There are no more sheeple left to buy these McMansions.

" The unemployment rate increased to 8.1 percent in the first quarter, the highest since the end of 1983, according to the Bureau of Labor Statistics. "

Does it make sense to anyone over the age of five that we are at or near a bottom? Here's the deal folks, you were lied to. Repeatedly. By Bernanke, Paulson, Frank,Dodd, Geitner, the NAR, Bush, Obama, CNBC, and every other Real Estate Cheerleader that in spite of the huge flashing red sirens we were heading for a crash of epic proportions, told you to buy a house, or two, go into debt, real estate always goes up, buy now or be priced out.

And yet these same liars, con men, and spinmeisters are still given media coverage, still touted as "experts" to be listened to. These same charlatans that were wrong. more than wrong, and sometimes dead wrong. Many of them made fortunes while millions of you lost trillions.

Case in point, from today:
"This year, prices probably will fall 4.9 percent before posting a 4.4 percent gain in 2010, according to Lawrence Yun, the trade group’s chief economist."

Why would anyone give an ounce of credibility to this paid shill for the NAR when they have been wrong each and every year for the past decade?
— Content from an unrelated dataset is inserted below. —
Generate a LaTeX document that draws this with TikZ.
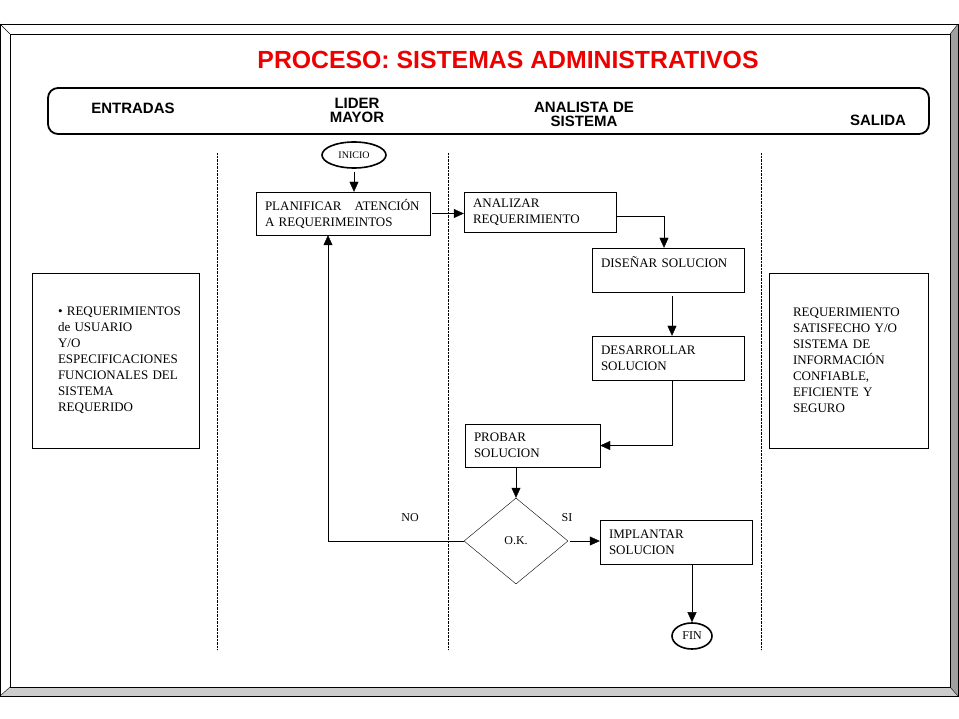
\documentclass[tikz,border=0pt]{standalone}
\usepackage{fontspec}
\setmainfont{Liberation Serif}
\setsansfont{Liberation Sans}
\usetikzlibrary{arrows.meta,shapes.geometric}
\definecolor{titlered}{RGB}{237,0,0}
\definecolor{bevelgray}{RGB}{160,160,160}
\definecolor{bevellight}{RGB}{204,204,204}
\tikzset{
  proc/.style={draw, thin, align=left, inner xsep=9pt, inner ysep=0pt, font=\fontsize{13}{16}\selectfont},
  term/.style={draw, ellipse, line width=1.6pt, inner sep=0pt},
  lanehead/.style={font=\sffamily\bfseries\fontsize{15}{14}\selectfont, align=center},
  flow/.style={-{Triangle[length=10pt,width=9pt]}},
}
\begin{document}
\begin{tikzpicture}[x=1pt,y=-1pt]
  \useasboundingbox (0,0) rectangle (959,719);
  % marco
  \fill[bevelgray] (950,34)--(958,24)--(958,696)--(950,687)--cycle;
  \fill[bevellight] (10,687)--(950,687)--(958,696)--(0,696)--cycle;
  \draw (0,24) rectangle (958,696);
  \draw (10,34) rectangle (950,687);
  \draw (0,24)--(10,34) (958,24)--(950,34) (0,696)--(10,687) (958,696)--(950,687);

  \node[text=titlered, font=\sffamily\bfseries\fontsize{24.8}{28}\selectfont] (title) at (508,60) {PROCESO: SISTEMAS ADMINISTRATIVOS};

  \draw[line width=1.8pt, rounded corners=10pt] (48,88) rectangle (929,134);
  \node[lanehead] (entradas) at (133,108) {ENTRADAS};
  \node[lanehead] (lider) at (357,110) {LIDER\\MAYOR};
  \node[lanehead] (analista) at (584,114) {ANALISTA DE\\SISTEMA};
  \node[lanehead] (salida) at (878,120) {SALIDA};

  \foreach \x in {217,448,761}
    \draw[densely dotted, thin] (\x,153) -- (\x,650);

  \node[term, minimum width=64pt, minimum height=26pt, font=\fontsize{10}{12}\selectfont] (inicio) at (354,155) {INICIO};
  \node[proc, minimum width=174pt, minimum height=43pt, text width=156pt] (plan) at (343,213.5) {PLANIFICAR\ \ \ ATENCIÓN\\A REQUERIMEINTOS};
  \node[proc, minimum width=152pt, minimum height=40pt, text width=134pt] (anal) at (540,212) {ANALIZAR\\REQUERIMIENTO};
  \node[proc, minimum width=152pt, minimum height=44pt, text width=134pt] (dise) at (668,270) {DISEÑAR SOLUCION\\~};
  \node[proc, minimum width=152pt, minimum height=44pt, text width=134pt] (desa) at (668,358) {DESARROLLAR\\SOLUCION};
  \node[proc, minimum width=135pt, minimum height=43pt, text width=117pt] (prob) at (532.5,445.5) {PROBAR\\SOLUCION};
  \node[draw, thin, diamond, minimum width=104pt, minimum height=86pt, inner sep=0pt, font=\fontsize{12}{14}\selectfont] (ok) at (516,541) {O.K.};
  \node[proc, minimum width=152pt, minimum height=44pt, text width=134pt] (impl) at (676,542) {IMPLANTAR\\SOLUCION};
  \node[term, minimum width=40pt, minimum height=26pt, font=\fontsize{12}{14}\selectfont] (fin) at (692,636) {FIN};

  \node[proc, inner xsep=26pt, text width=115pt, minimum height=175pt] (entr) at (115.5,360.5) {\mbox{• REQUERIMIENTOS}\\de USUARIO\\Y/O\\\mbox{ESPECIFICACIONES}\\\mbox{FUNCIONALES DEL}\\SISTEMA\\REQUERIDO};
  \node[proc, inner xsep=24pt, text width=111pt, minimum height=175pt] (sal) at (848.5,360.5) {\mbox{REQUERIMIENTO}\\\mbox{SATISFECHO Y/O}\\SISTEMA DE\\INFORMACIÓN\\CONFIABLE,\\EFICIENTE Y\\SEGURO};

  \node[font=\fontsize{12}{14}\selectfont] (no) at (410,518) {NO};
  \node[font=\fontsize{12}{14}\selectfont] (si) at (567,518) {SI};

  \draw[flow, shorten <=3pt] (inicio.south) -- (inicio.south |- plan.north);
  \draw[flow, shorten <=2pt] (plan.east) -- (plan.east -| anal.west);
  \draw[flow] ([yshift=-4pt]anal.east) -| ([xshift=-4pt]dise.north);
  \draw[flow, shorten <=4pt] ([xshift=4pt]dise.south) -- ([xshift=4pt]desa.north);
  \draw[flow] ([xshift=4pt]desa.south) |- (prob.east);
  \draw[flow] (ok.north |- prob.south) -- (ok.north);
  \draw[flow, shorten <=2pt] (ok.east) -- (ok.east -| impl.west);
  \draw[flow] (ok.west) -| ([xshift=-15pt]plan.south);
  \draw[flow] (fin.north |- impl.south) -- (fin.north);
\end{tikzpicture}
\end{document}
The last 'Chief Economist" for the NAR, David Lierah, ( now out on his own) has pretty much said he was paid to say all those rosy things about house prices and stuff. He was just talking his book. As my grandfather said, " Go ask a barber if you need a haircut. They will always say YES."
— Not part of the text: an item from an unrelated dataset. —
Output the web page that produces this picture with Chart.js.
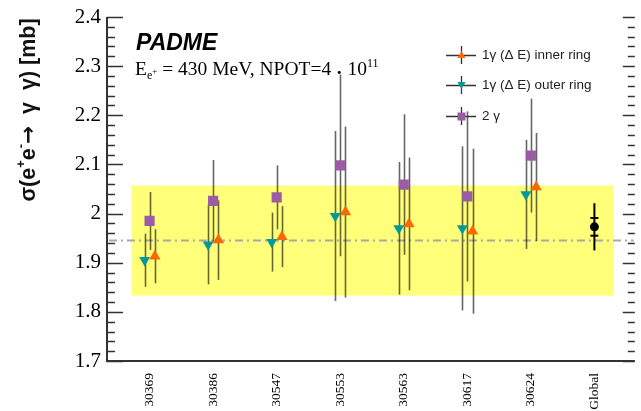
<!DOCTYPE html>
<html><head><meta charset="utf-8">
<script src="https://cdn.jsdelivr.net/npm/chart.js@4.4.1/dist/chart.umd.min.js"></script>
<style>html,body{margin:0;padding:0;background:#fff;}#wrap{width:641px;height:411px;position:relative;}</style>
</head><body><div id="wrap"><canvas id="c" width="641" height="411"></canvas></div>
<script>
// ---- data ----
const categories = ['30369','30386','30547','30553','30563','30617','30624','Global'];
const innerRing    = [1.913, 1.946, 1.953, 2.003, 1.979, 1.964, 2.054];
const innerRingErr = [0.055, 0.081, 0.062, 0.174, 0.135, 0.168, 0.110];
const outerRing    = [1.905, 1.937, 1.942, 1.995, 1.970, 1.970, 2.039];
const outerRingErr = [0.054, 0.081, 0.060, 0.173, 0.135, 0.167, 0.111];
const twoGamma     = [1.985, 2.026, 2.033, 2.098, 2.059, 2.035, 2.118];
const twoGammaErr  = [0.059, 0.083, 0.065, 0.185, 0.143, 0.173, 0.116];
const globalValue = [1.973];
const globalStatErr = [0.018];
const globalTotErr = [0.048];
const meanValue = 1.945;
const meanBand = 0.112;
const yTicks = [1.7,1.8,1.9,2.0,2.1,2.2,2.3,2.4];

// ---- style ----
const OFF_OUTER = -0.078, OFF_INNER = 0.083;
const BAND_X0 = -0.285, BAND_X1 = 7.30;
const C_TEAL = '#009a9a', C_ORANGE = '#ff6600', C_PURPLE = '#9c5ca4', C_YELLOW = '#ffff7a';
const ERR_COLOR = 'rgba(0,0,0,0.6)';

function pts(vals, off){ return vals.map((v,i)=>({x:i+off, y:v})); }

function drawRich(ctx, pieces, x, y, align){
  let w = 0;
  pieces.forEach(p=>{ ctx.font = p.font; w += ctx.measureText(p.t).width; });
  let cx = align === 'center' ? x - w/2 : x;
  ctx.textAlign = 'left';
  pieces.forEach(p=>{ ctx.font = p.font; ctx.fillText(p.t, cx, y + (p.dy||0)); cx += ctx.measureText(p.t).width; });
}

const bgPlugin = {
  id:'bg',
  beforeDatasetsDraw(chart){
    const ctx = chart.ctx, xs = chart.scales.x, ys = chart.scales.y, a = chart.chartArea;
    ctx.save();
    ctx.fillStyle = C_YELLOW;
    const bx0 = xs.getPixelForValue(BAND_X0), bx1 = xs.getPixelForValue(BAND_X1);
    const by0 = ys.getPixelForValue(meanValue + meanBand), by1 = ys.getPixelForValue(meanValue - meanBand);
    ctx.fillRect(bx0, by0, bx1-bx0, by1-by0);
    ctx.strokeStyle = '#a8a8a8'; ctx.lineWidth = 2; ctx.setLineDash([8,4,2,4]);
    const my = ys.getPixelForValue(meanValue);
    ctx.beginPath(); ctx.moveTo(a.left+2, my); ctx.lineTo(a.right, my); ctx.stroke();
    ctx.setLineDash([]);
    ctx.strokeStyle = ERR_COLOR; ctx.lineWidth = 1.6;
    const series = [[outerRing, outerRingErr, OFF_OUTER],[twoGamma, twoGammaErr, 0],[innerRing, innerRingErr, OFF_INNER]];
    series.forEach(([vals, errs, off])=>{
      vals.forEach((v,i)=>{
        const px = Math.round(xs.getPixelForValue(i+off))+0.5;
        ctx.beginPath();
        ctx.moveTo(px, ys.getPixelForValue(v+errs[i]));
        ctx.lineTo(px, ys.getPixelForValue(v-errs[i]));
        ctx.stroke();
      });
    });
    ctx.strokeStyle = '#000'; ctx.lineWidth = 2;
    globalValue.forEach((v,k)=>{
      const px = xs.getPixelForValue(7+k);
      ctx.beginPath();
      ctx.moveTo(px, ys.getPixelForValue(v+globalTotErr[k]));
      ctx.lineTo(px, ys.getPixelForValue(v-globalTotErr[k]));
      ctx.stroke();
      [v+globalStatErr[k], v-globalStatErr[k]].forEach(e=>{
        const py = ys.getPixelForValue(e);
        ctx.beginPath(); ctx.moveTo(px-4, py); ctx.lineTo(px+4, py); ctx.stroke();
      });
    });
    ctx.restore();
  }
};

const fgPlugin = {
  id:'fg',
  afterDraw(chart){
    const ctx = chart.ctx, xs = chart.scales.x, ys = chart.scales.y, a = chart.chartArea;
    ctx.save();
    ctx.strokeStyle = '#333'; ctx.lineWidth = 2;
    ctx.beginPath(); ctx.moveTo(a.left, a.top); ctx.lineTo(a.left, a.bottom); ctx.lineTo(a.right+1, a.bottom); ctx.stroke();
    ctx.lineWidth = 1.4;
    for (let k = 0; k <= 35; k++){
      const v = 1.7 + k*0.02;
      const py = Math.round(ys.getPixelForValue(v))+0.5;
      const major = (k % 5 === 0);
      ctx.beginPath();
      ctx.moveTo(a.left, py); ctx.lineTo(a.left + (major ? 16 : 8), py);
      ctx.moveTo(a.right+1, py); ctx.lineTo(a.right+1 - (major ? 12 : 7), py);
      ctx.stroke();
    }
    // y title
    ctx.fillStyle = '#111'; ctx.textBaseline = 'alphabetic';
    ctx.save();
    ctx.translate(35, 110); ctx.rotate(-Math.PI/2);
    const fB = 'bold 21.5px "Liberation Sans", Arial, sans-serif';
    const fA = 'bold 21.5px "DejaVu Sans", sans-serif';
    const fS = 'bold 13px "Liberation Sans", Arial, sans-serif';
    drawRich(ctx, [
      {t:'σ(e', font:fB},{t:'+', font:fS, dy:-10},{t:'e', font:fB},{t:'-', font:fS, dy:-10},
      {t:'→', font:fA},{t:'  γ  γ) [mb]', font:fB}
    ], 0, 0, 'center');
    ctx.restore();
    // PADME
    ctx.fillStyle = '#000';
    ctx.font = 'italic bold 23px "Liberation Sans", Arial, sans-serif';
    ctx.textAlign = 'left';
    ctx.fillText('PADME', 136, 50);
    // E line
    const fR = '19.5px "Liberation Serif", "Times New Roman", serif';
    const fR2 = '12px "Liberation Serif", "Times New Roman", serif';
    const fR3 = '9px "Liberation Serif", "Times New Roman", serif';
    drawRich(ctx, [
      {t:'E', font:fR},{t:'e', font:fR2, dy:4},{t:'+', font:fR3, dy:-1},
      {t:' = 430 MeV, NPOT=4 ', font:fR},{t:'·', font:'bold ' + fR, dy:4},{t:' 10', font:fR},{t:'11', font:fR2, dy:-8}
    ], 135, 75, 'left');
    // legend
    const legend = [
      {y:55, label:'1γ (Δ E) inner ring', style:'up', color:C_ORANGE},
      {y:85, label:'1γ (Δ E) outer ring', style:'down', color:C_TEAL},
      {y:116, label:'2 γ', style:'rect', color:C_PURPLE}
    ];
    legend.forEach(e=>{
      ctx.strokeStyle = '#333'; ctx.lineWidth = 1.3;
      ctx.beginPath();
      ctx.moveTo(446, e.y+0.5); ctx.lineTo(476, e.y+0.5);
      ctx.moveTo(461.5, e.y-9); ctx.lineTo(461.5, e.y+9);
      ctx.stroke();
      ctx.fillStyle = e.color;
      ctx.beginPath();
      if (e.style === 'up'){ ctx.moveTo(461.5, e.y-4); ctx.lineTo(465.5, e.y+3); ctx.lineTo(457.5, e.y+3); }
      else if (e.style === 'down'){ ctx.moveTo(461.5, e.y+4); ctx.lineTo(465.5, e.y-3); ctx.lineTo(457.5, e.y-3); }
      else { ctx.rect(457.5, e.y-3.5, 8, 8); }
      ctx.closePath(); ctx.fill();
      ctx.fillStyle = '#222';
      ctx.font = '13.5px "Liberation Sans", Arial, sans-serif';
      ctx.textBaseline = 'middle';
      ctx.fillText(e.label, 482, e.y);
      ctx.textBaseline = 'alphabetic';
    });
    ctx.restore();
  }
};

new Chart(document.getElementById('c'), {
  type:'scatter',
  data:{datasets:[
    {label:'1γ (Δ E) outer ring', data:pts(outerRing, OFF_OUTER), pointStyle:'triangle', rotation:180, pointRadius:6.3, backgroundColor:C_TEAL, borderWidth:0},
    {label:'2 γ', data:pts(twoGamma, 0), pointStyle:'rect', pointRadius:7.2, backgroundColor:C_PURPLE, borderWidth:0},
    {label:'1γ (Δ E) inner ring', data:pts(innerRing, OFF_INNER), pointStyle:'triangle', pointRadius:6.5, backgroundColor:C_ORANGE, borderWidth:0},
    {label:'Global', data:globalValue.map((v,k)=>({x:7+k, y:v})), pointStyle:'circle', pointRadius:4.5, backgroundColor:'#000', borderWidth:0}
  ]},
  options:{
    responsive:false, animation:false, devicePixelRatio:1,
    layout:{padding:{left:0, right:1, top:17, bottom:0}},
    plugins:{legend:{display:false}, tooltip:{enabled:false}},
    scales:{
      x:{type:'linear', min:-0.67, max:7.62,
        grid:{display:false, drawTicks:false}, border:{display:false},
        afterBuildTicks:s=>{ s.ticks = categories.map((c,i)=>({value:i})); },
        ticks:{autoSkip:false, minRotation:90, maxRotation:90, padding:12, color:'#000',
          font:{family:'"Liberation Serif", serif', size:13.5},
          callback:(v)=>categories[Math.round(v)]},
        afterFit:s=>{ s.height = 50; s.paddingLeft = 0; s.paddingRight = 0; }
      },
      y:{type:'linear', min:1.7, max:2.4,
        grid:{display:false, drawTicks:false}, border:{display:false},
        afterBuildTicks:s=>{ s.ticks = yTicks.map(v=>({value:v})); },
        ticks:{padding:6, color:'#000', font:{family:'"Liberation Serif", serif', size:21},
          callback:(v)=>String(+(+v).toFixed(1))},
        afterFit:s=>{ s.width = 107; s.paddingTop = 0; s.paddingBottom = 0; }
      }
    }
  },
  plugins:[bgPlugin, fgPlugin]
});
</script></body></html>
But I digress, it's been a while. Ok. I mentioned Round Two earlier. Here's why there will be a Round Two folks. We are merely in the eye of the Hurricane. That should be a very familiar metaphor for us Floridians. We've witnessed the front of the storm. It has not passed, we are in the calm that precedes the back half of the storm. A lot of people think that we've seen the worst, even some of my fellow housing "bears" are calling this a bottom or near bottom. There's talk about "green shoots", instead of preparing for a tsunami of inventory that will flood the markets and begin Round Two of falling prices.

What they fail to mention is that for the past few months there has been a quasi-moratorium on foreclosures. Remember when Obama asked for this and most banks complied back in early 2009? Most institutions with delinquent mortgages didn't foreclose. Well, that's over now and the rush to get properties on the market is coming. There has been billions on billions just thrown at this problem to stave off the inevitable crash. It will not stop it, it only resulted in a pause. An eye of the hurricane. Only 30 percent of foreclosed homes are currently on the market, meaning that some 500,000 sit vacant across the country, part of a vast “phantom inventory” that the market has yet to grapple with. Remember your neighbors?
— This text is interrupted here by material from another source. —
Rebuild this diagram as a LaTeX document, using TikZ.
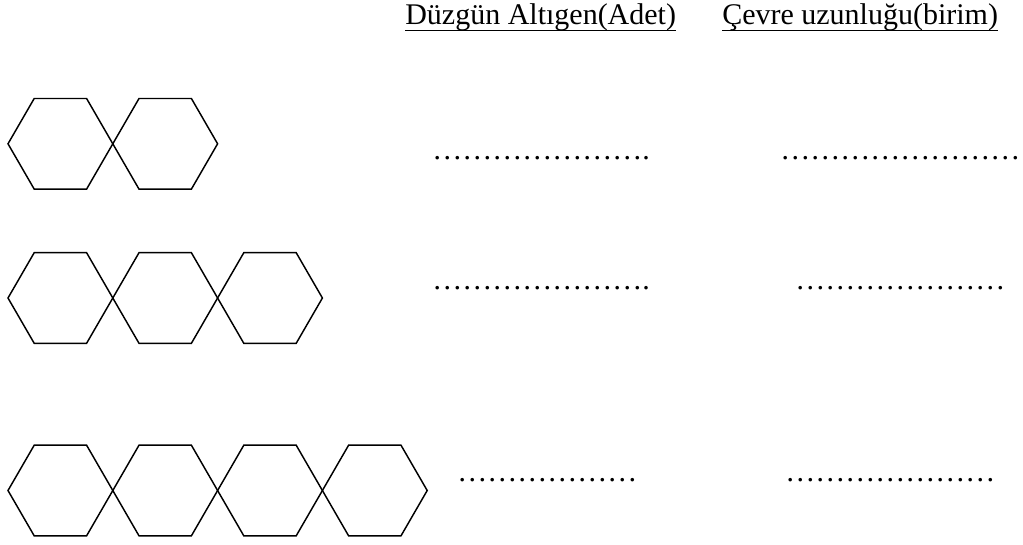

Did I mention the wave (remember Hurricanes come in waves) of resets? We are approaching a second colossal reset and recast wave hitting the U.S. over the next few years. The resets are when the just the interest rate on your loan changes, but the recasts are when the payments change. That's what's going to up this hurricane a level or two. It's not a big deal if just the interest rate changes but when your payment doubles, your in trouble. Any of your neighbors move in over the past few years? I'll bet they have an ARM, ALT-A, NEG AM, or other toxic loan with almost no down payment and are under water.

Who's there to buy these houses? Potential buyers can't purchase homes when they are losing their jobs, or are already behind on their current mortgage, regardless of how attractive the credits and mortgages are. Banks have significantly tightened their guidelines. Mortgage rates are increasing. Foreclosures will begin to flood the market. Inventories will resume to swell. The price of homes will continue to fall until the properties are affordable for potential buyers. That's worth repeating. Prices will continue to fall until they are affordable- by conventional, old time standards and ratios of solid, verifiable, what the hell are you making and can you really afford it prices. I'm not even going to start with our ludicrous taxes or insurance problems.

I'll continue this in another post, but for now I will leave you with the chart on the left. They say a picture is worth a thousand words. Buckle up folks.